You shopping this price bracket, Brian? If not, I’m not sure we’re qualified to make that assessment…
Sincerely,
Someone Who’s Not Qualified Either
Can we get Adrian’s opinion on which Goth subcategory this is?
I absolutely, positively, LOATH the “murdered out look” – it needs to die in a fire already. Luxury cars need some brightwork for jewelry, cheap cars have long been the ones with cheap blacked out trim.
I don’t understand why anyone would buy one of these new over an S-Class. If you can afford the Korean cut-rate knock-off, you probably can afford the real thing, and it likely doesn’t chug at certain rpms. And the S-Class come in more than just shades of gray plus a single blue. Blech. The “Manufaktur” range of colors are highway robbery in price, but at least you get a pile of interesting options, and what’s another $10K to have it nearly your own way? And really, black or white only for the top spec? Blech, again.
All Black = BORING!!
Thank you thank you THANK YOU for not writing “ze Germans.” Some journalistic tropes need to die, and that one sits right alongside ‘The Motor Company’ for H-D.
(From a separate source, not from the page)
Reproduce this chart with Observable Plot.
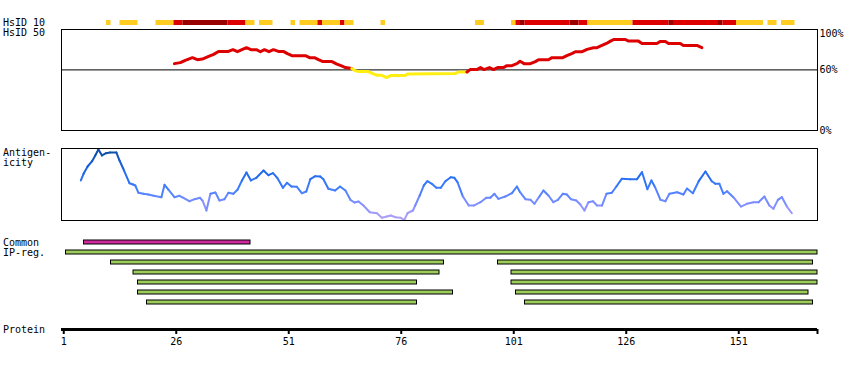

“The driver’s door even closes when you hit the brake pedal”
I despise shit like this. Sometimes there’s a damn good reason to depress the brake pedal with the door open. It was this kind of uber-golden-retriever behavior that made alignments and other basic services ten times harder on cars that had them versus those that didn’t. Autopark, auto electronic e-brake, etc etc.
Yup. Getting a parking ticket out of a machine springs to mind.
IT’S NOT A PHASE MOM! – every automaker right now
“Where’s my black Hyundailiner?”
“We have both kinds of music; The Cure and My Chemical Romance”
It feels like Genesis (and, lesser extent, Kia) has a reasonably cohesive design strategy and they look reasonably decent.
So, why can’t Hyundai, itself, show some of this?
Almost nothing is as sinister as a black S63. Try all they might (and obv huge undercut on price), that’s an awfully high bar to reach. And this doesn’t even come close.
My quick opinion. Interior looks good. I would be happy to be chauffeured in that. But the exterior does not look good, so I would not want to be driving it. Also at that price, there are some other options I would probably choose first.
Some day, people will wake up and realize that being charged extra for cheap black trim/wheels/paint/interior is a scam.
There needs to be less of a pendulum swing between chrome & blackout in cars.